======== Supplied material
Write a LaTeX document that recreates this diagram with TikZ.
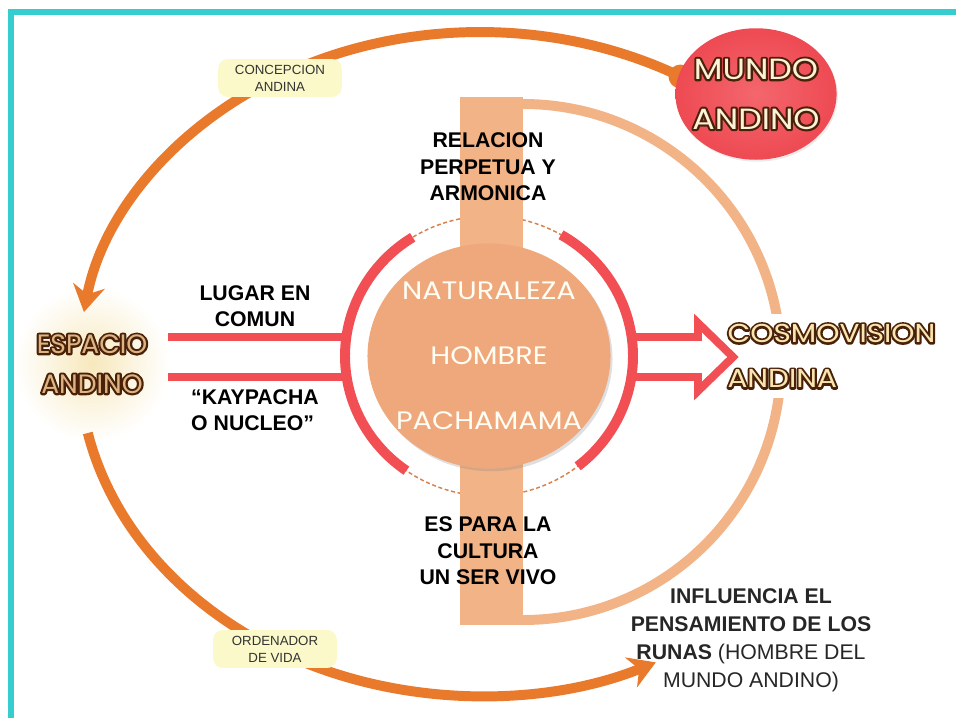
\documentclass[tikz,border=0pt]{standalone}
\usepackage{fontspec}
\setmainfont{Liberation Sans}
\newfontfamily\gothic[FakeStretch=1.14]{Poppins}
\newfontfamily\gothicplain{Poppins}
\usetikzlibrary{arrows.meta,shapes.geometric,shadows}
\newcommand{\glowword}[1]{\rlap{\special{pdf:literal direct 1 Tr 3.2 w 1 j 0.29 0.13 0.03 RG}#1\special{pdf:literal direct 0 Tr}}#1}

\definecolor{framecyan}{HTML}{36CDD1}
\definecolor{arcorange}{HTML}{E97A2C}
\definecolor{barsalmon}{HTML}{F2B387}
\definecolor{coresalmon}{HTML}{EFA87B}
\definecolor{ringred}{HTML}{F24F55}
\definecolor{dashbrown}{HTML}{D9804A}
\definecolor{tagyellow}{HTML}{FBF9C9}
\definecolor{mundored}{HTML}{EE4A53}
\definecolor{mundolight}{HTML}{F4666D}
\definecolor{creamtext}{HTML}{FCF2D8}
\definecolor{cosmotext}{HTML}{F8E6B0}
\definecolor{tantext}{HTML}{DDB583}
\definecolor{espaciocream}{HTML}{F7E8BC}

\begin{document}
\begin{tikzpicture}[x=0.2646mm,y=0.2646mm,
  bigarc/.style={arcorange,line width=7.5pt},
  bigtip/.style={-{Stealth[length=20pt,width=24pt]}},
  redline/.style={ringred,line width=6pt},
  redarc/.style={ringred,line width=7.5pt},
  tag/.style={fill=tagyellow,rounded corners=7pt,minimum width=93pt,minimum height=28.5pt,
    align=center,inner sep=2pt,text=black!80,font=\fontsize{10}{12.75}\selectfont},
  boldlabel/.style={align=center,text=black,font=\bfseries\fontsize{16}{20}\selectfont}]
\useasboundingbox (0,0) rectangle (956,-718);
\draw[framecyan,line width=4.5pt] (956,-12) -- (11,-12) -- (11,-718);

\coordinate (core) at (489,-356);
\coordinate (mundoend) at (680.5,-76.5);
\coordinate (espaciobot) at (87.8,-433);

\node[circle,minimum size=117pt,inner sep=0pt,inner color=espaciocream,outer color=white,
  text=tantext,align=center,font=\gothicplain\fontsize{20}{30}\selectfont]
  (espacio) at (92,-364) {\glowword{ESPACIO}\\\glowword{ANDINO}};

\draw[bigarc,bigtip] (mundoend) arc[start angle=60,end angle=171,x radius=401,y radius=332];
\fill[arcorange] (mundoend) circle (12);
\draw[bigarc,bigtip] (espaciobot) arc[start angle=192,end angle=296,x radius=401,y radius=332];

\fill[barsalmon] (460,-97) rectangle (523,-625);
\draw[barsalmon,line width=7.5pt] (523,-104) arc[start angle=90,end angle=-90,radius=258];

\draw[dashbrown,line width=1.1pt,dash pattern=on 3pt off 2pt] (core) circle[x radius=144,y radius=140];
\fill[barsalmon] (460,-190) rectangle (523,-520);
\draw[redarc] (core) ++(122:144 and 140) arc[start angle=122,end angle=235,x radius=144,y radius=140];
\draw[redarc] (core) ++(60:144 and 140) arc[start angle=60,end angle=-52,x radius=144,y radius=140];

\coordinate (lugarL) at (168,-337);
\coordinate (lugarR) at (347,-337);
\coordinate (kayL) at (168,-377);
\coordinate (kayR) at (347,-377);
\draw[redline] (lugarL) -- (lugarR);
\draw[redline] (kayL) -- (kayR);

\node[ellipse,fill=coresalmon,minimum width=183pt,minimum height=169.5pt,inner xsep=-6pt,inner ysep=0pt,
  drop shadow={opacity=0.25,shadow xshift=1.5pt,shadow yshift=-2pt},
  text=white!96!yellow,align=center,font=\gothic\fontsize{19}{49}\selectfont]
  (nucleo) at (core) {NATURALEZA\\HOMBRE\\PACHAMAMA};

\node[ellipse,minimum width=118.5pt,minimum height=99pt,inner xsep=-5pt,inner ysep=0pt,
  inner color=mundolight,outer color=mundored,
  drop shadow={opacity=0.15,shadow xshift=1pt,shadow yshift=-1.5pt},
  text=creamtext,align=center,font=\gothic\fontsize{22}{37.5}\selectfont]
  (mundo) at (756,-94) {\glowword{MUNDO}\\\glowword{ANDINO}};

\node[anchor=west,fill=white,inner xsep=4pt,inner ysep=8pt,align=left,text=cosmotext,
  font=\gothic\fontsize{19.5}{34}\selectfont]
  (cosmo) at (722,-356) {\glowword{COSMOVISION}\\\glowword{ANDINA}};

\coordinate (flechaA) at (632,-337);
\coordinate (flechaB) at (632,-377);
\draw[redline,line join=miter] (flechaA) -- (698,-337) -- (698,-323) -- (733,-357)
  -- (698,-391) -- (698,-377) -- (flechaB);

\node[tag] (concepcion) at (280,-78) {CONCEPCION\\ANDINA};
\node[tag] (ordenador) at (275,-649) {ORDENADOR\\DE VIDA};

\node[boldlabel] (relacion) at (488,-167) {RELACION\\PERPETUA Y\\ARMONICA};
\node[boldlabel] (servivo) at (488,-551) {ES PARA LA\\CULTURA\\UN SER VIVO};
\node[boldlabel] (lugar) at (255,-306) {LUGAR EN\\COMUN};
\node[boldlabel,align=left] (kaypacha) at (255,-410) {“KAYPACHA\\O NUCLEO”};
\node[align=center,text=black!85,font=\fontsize{16}{21}\selectfont] (runas) at (751,-640)
  {\textbf{INFLUENCIA EL}\\\textbf{PENSAMIENTO DE LOS}\\\textbf{RUNAS} (HOMBRE DEL\\MUNDO ANDINO)};
\end{tikzpicture}
\end{document}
================
Short task: Repeat the material above in full and unchanged, minus its images.

Reply to the exercise:
Write a LaTeX document that recreates this diagram with TikZ.
\documentclass[tikz,border=0pt]{standalone}
\usepackage{fontspec}
\setmainfont{Liberation Sans}
\newfontfamily\gothic[FakeStretch=1.14]{Poppins}
\newfontfamily\gothicplain{Poppins}
\usetikzlibrary{arrows.meta,shapes.geometric,shadows}
\newcommand{\glowword}[1]{\rlap{\special{pdf:literal direct 1 Tr 3.2 w 1 j 0.29 0.13 0.03 RG}#1\special{pdf:literal direct 0 Tr}}#1}

\definecolor{framecyan}{HTML}{36CDD1}
\definecolor{arcorange}{HTML}{E97A2C}
\definecolor{barsalmon}{HTML}{F2B387}
\definecolor{coresalmon}{HTML}{EFA87B}
\definecolor{ringred}{HTML}{F24F55}
\definecolor{dashbrown}{HTML}{D9804A}
\definecolor{tagyellow}{HTML}{FBF9C9}
\definecolor{mundored}{HTML}{EE4A53}
\definecolor{mundolight}{HTML}{F4666D}
\definecolor{creamtext}{HTML}{FCF2D8}
\definecolor{cosmotext}{HTML}{F8E6B0}
\definecolor{tantext}{HTML}{DDB583}
\definecolor{espaciocream}{HTML}{F7E8BC}

\begin{document}
\begin{tikzpicture}[x=0.2646mm,y=0.2646mm,
  bigarc/.style={arcorange,line width=7.5pt},
  bigtip/.style={-{Stealth[length=20pt,width=24pt]}},
  redline/.style={ringred,line width=6pt},
  redarc/.style={ringred,line width=7.5pt},
  tag/.style={fill=tagyellow,rounded corners=7pt,minimum width=93pt,minimum height=28.5pt,
    align=center,inner sep=2pt,text=black!80,font=\fontsize{10}{12.75}\selectfont},
  boldlabel/.style={align=center,text=black,font=\bfseries\fontsize{16}{20}\selectfont}]
\useasboundingbox (0,0) rectangle (956,-718);
\draw[framecyan,line width=4.5pt] (956,-12) -- (11,-12) -- (11,-718);

\coordinate (core) at (489,-356);
\coordinate (mundoend) at (680.5,-76.5);
\coordinate (espaciobot) at (87.8,-433);

\node[circle,minimum size=117pt,inner sep=0pt,inner color=espaciocream,outer color=white,
  text=tantext,align=center,font=\gothicplain\fontsize{20}{30}\selectfont]
  (espacio) at (92,-364) {\glowword{ESPACIO}\\\glowword{ANDINO}};

\draw[bigarc,bigtip] (mundoend) arc[start angle=60,end angle=171,x radius=401,y radius=332];
\fill[arcorange] (mundoend) circle (12);
\draw[bigarc,bigtip] (espaciobot) arc[start angle=192,end angle=296,x radius=401,y radius=332];

\fill[barsalmon] (460,-97) rectangle (523,-625);
\draw[barsalmon,line width=7.5pt] (523,-104) arc[start angle=90,end angle=-90,radius=258];

\draw[dashbrown,line width=1.1pt,dash pattern=on 3pt off 2pt] (core) circle[x radius=144,y radius=140];
\fill[barsalmon] (460,-190) rectangle (523,-520);
\draw[redarc] (core) ++(122:144 and 140) arc[start angle=122,end angle=235,x radius=144,y radius=140];
\draw[redarc] (core) ++(60:144 and 140) arc[start angle=60,end angle=-52,x radius=144,y radius=140];

\coordinate (lugarL) at (168,-337);
\coordinate (lugarR) at (347,-337);
\coordinate (kayL) at (168,-377);
\coordinate (kayR) at (347,-377);
\draw[redline] (lugarL) -- (lugarR);
\draw[redline] (kayL) -- (kayR);

\node[ellipse,fill=coresalmon,minimum width=183pt,minimum height=169.5pt,inner xsep=-6pt,inner ysep=0pt,
  drop shadow={opacity=0.25,shadow xshift=1.5pt,shadow yshift=-2pt},
  text=white!96!yellow,align=center,font=\gothic\fontsize{19}{49}\selectfont]
  (nucleo) at (core) {NATURALEZA\\HOMBRE\\PACHAMAMA};

\node[ellipse,minimum width=118.5pt,minimum height=99pt,inner xsep=-5pt,inner ysep=0pt,
  inner color=mundolight,outer color=mundored,
  drop shadow={opacity=0.15,shadow xshift=1pt,shadow yshift=-1.5pt},
  text=creamtext,align=center,font=\gothic\fontsize{22}{37.5}\selectfont]
  (mundo) at (756,-94) {\glowword{MUNDO}\\\glowword{ANDINO}};

\node[anchor=west,fill=white,inner xsep=4pt,inner ysep=8pt,align=left,text=cosmotext,
  font=\gothic\fontsize{19.5}{34}\selectfont]
  (cosmo) at (722,-356) {\glowword{COSMOVISION}\\\glowword{ANDINA}};

\coordinate (flechaA) at (632,-337);
\coordinate (flechaB) at (632,-377);
\draw[redline,line join=miter] (flechaA) -- (698,-337) -- (698,-323) -- (733,-357)
  -- (698,-391) -- (698,-377) -- (flechaB);

\node[tag] (concepcion) at (280,-78) {CONCEPCION\\ANDINA};
\node[tag] (ordenador) at (275,-649) {ORDENADOR\\DE VIDA};

\node[boldlabel] (relacion) at (488,-167) {RELACION\\PERPETUA Y\\ARMONICA};
\node[boldlabel] (servivo) at (488,-551) {ES PARA LA\\CULTURA\\UN SER VIVO};
\node[boldlabel] (lugar) at (255,-306) {LUGAR EN\\COMUN};
\node[boldlabel,align=left] (kaypacha) at (255,-410) {“KAYPACHA\\O NUCLEO”};
\node[align=center,text=black!85,font=\fontsize{16}{21}\selectfont] (runas) at (751,-640)
  {\textbf{INFLUENCIA EL}\\\textbf{PENSAMIENTO DE LOS}\\\textbf{RUNAS} (HOMBRE DEL\\MUNDO ANDINO)};
\end{tikzpicture}
\end{document}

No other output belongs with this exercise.